In RCLCO’s latest Advisory, the subject of form-based codes is discussed, I have followed this alternative to Euclidian Zoning, or the type of zoning 90%+ of cities use (keep like uses together and don’t allow too much mixing). Form codes use a different relationship basis and can be down right confusing and costly – the administrator has to be a genius to figure it out, but they have their place, sometimes.

For Article:




TED

And here are five TED features (videos and talks) that discuss housing and design, take a look, but I warn you there is silliness going on (masquerading as serious thought).



The First

James Howard Kunstler trashes suburbia in 2004, it’s like, you know, like a, diatribe, that goes and on and on, like you know, whining all the way. The man has proven that he’s just mad at everything. Nice gig if you can get it – and great speaking fees.



The Second

William McDonough in 2005, rambles on and on about design and the intentions of things designed.
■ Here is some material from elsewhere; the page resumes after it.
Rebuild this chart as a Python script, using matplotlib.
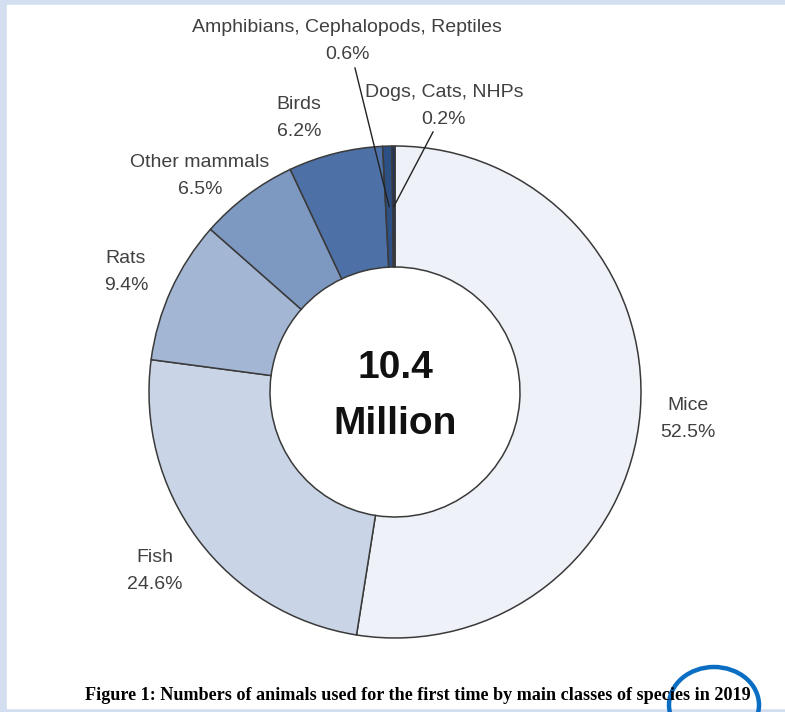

But there you are.



The Third

Cameron Sinclair in 2006, socially responsible architecture is discussed. It is a broad reach across many horizons and frontiers of design, very little whining. Very cool. It is a very big and complicated world out there.



The Fourth

Majora Carter in 2006, how get it done with a limited budget. New York is the focus on how to deal with cities and get back the city bits that can help people. Good speaker – no whining.



The Fifth

Thomas Heatherwick in 2011, on bio-inspired design and soulfulness of design. Cool architecture unlike the usual stuff we see. The bridge is uber-cool.